Banking Cases

Banking LawEvent of Default

There are many cases where banks have declared events of default on the basis of breaches of covenant. In the case of Prima Equity v West Bromwich [2013] we recently assisted a substantial property client in a dispute with a major commercial lender:

  • The loan was for several million pounds.
  • The loan was well secured over a portfolio of commercial properties many of which were let to ‘blue chip’ tenants.
  • Annual interest payments and capital repayments were several hundred thousand pounds – which our client was meeting.
  • However, the client overlooked paying 2 fee instalments – required by the bank to bring forward the repayment date and remove break clauses from leases – which had the effect of increasing the value of its security!
  • In October 2012, the lender declared an event of default, made a formal demand for repayment, sought to enforce rent assignments and charged an extra 2% default interest.
  • As soon as the error came to light, the amount due was immediately paid.
  • But the lender did not back down.
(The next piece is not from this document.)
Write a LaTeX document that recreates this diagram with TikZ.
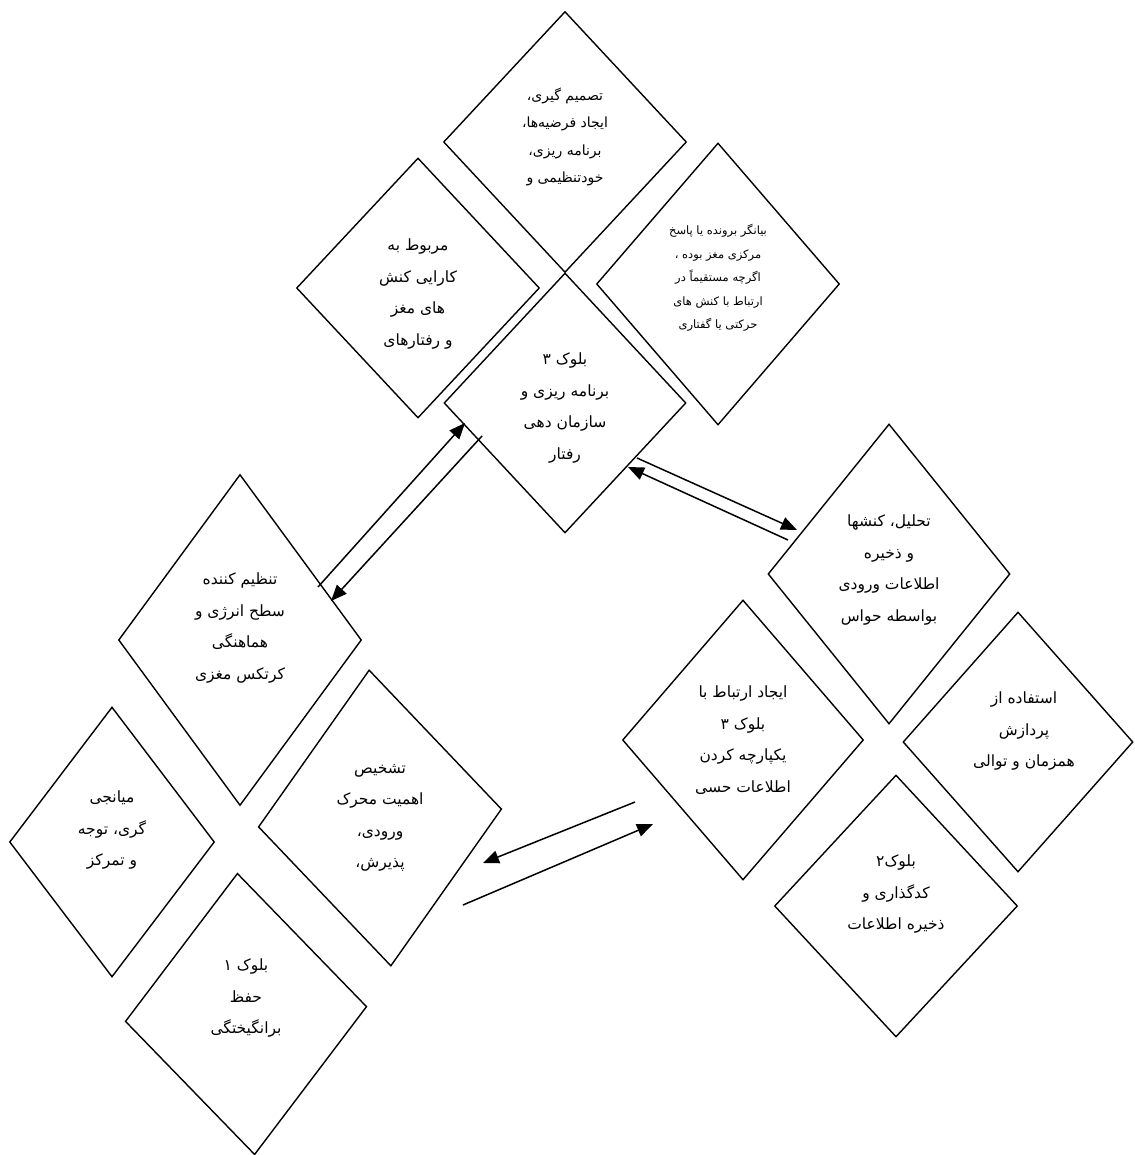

Thus, in order to protect our client’s interests, we had no option but to fight before the High Court in March 2013.
  • It also came to light, during the course of the proceedings that, in fact, the lender had been taking extra capital payments which were ‘obscure’. The relevant letters sent by the lender indicated that such payments were of interest only. Thus, the lender actually had been overpaid!
  • We were able successfully to challenge the lender’s actions and (1) obtained a declaration that the loan was not repayable (2) overturned the enforcement of rent assignments and (3) obtained an order for repayment of default interest charged and capital overpaid. Our client was also awarded costs.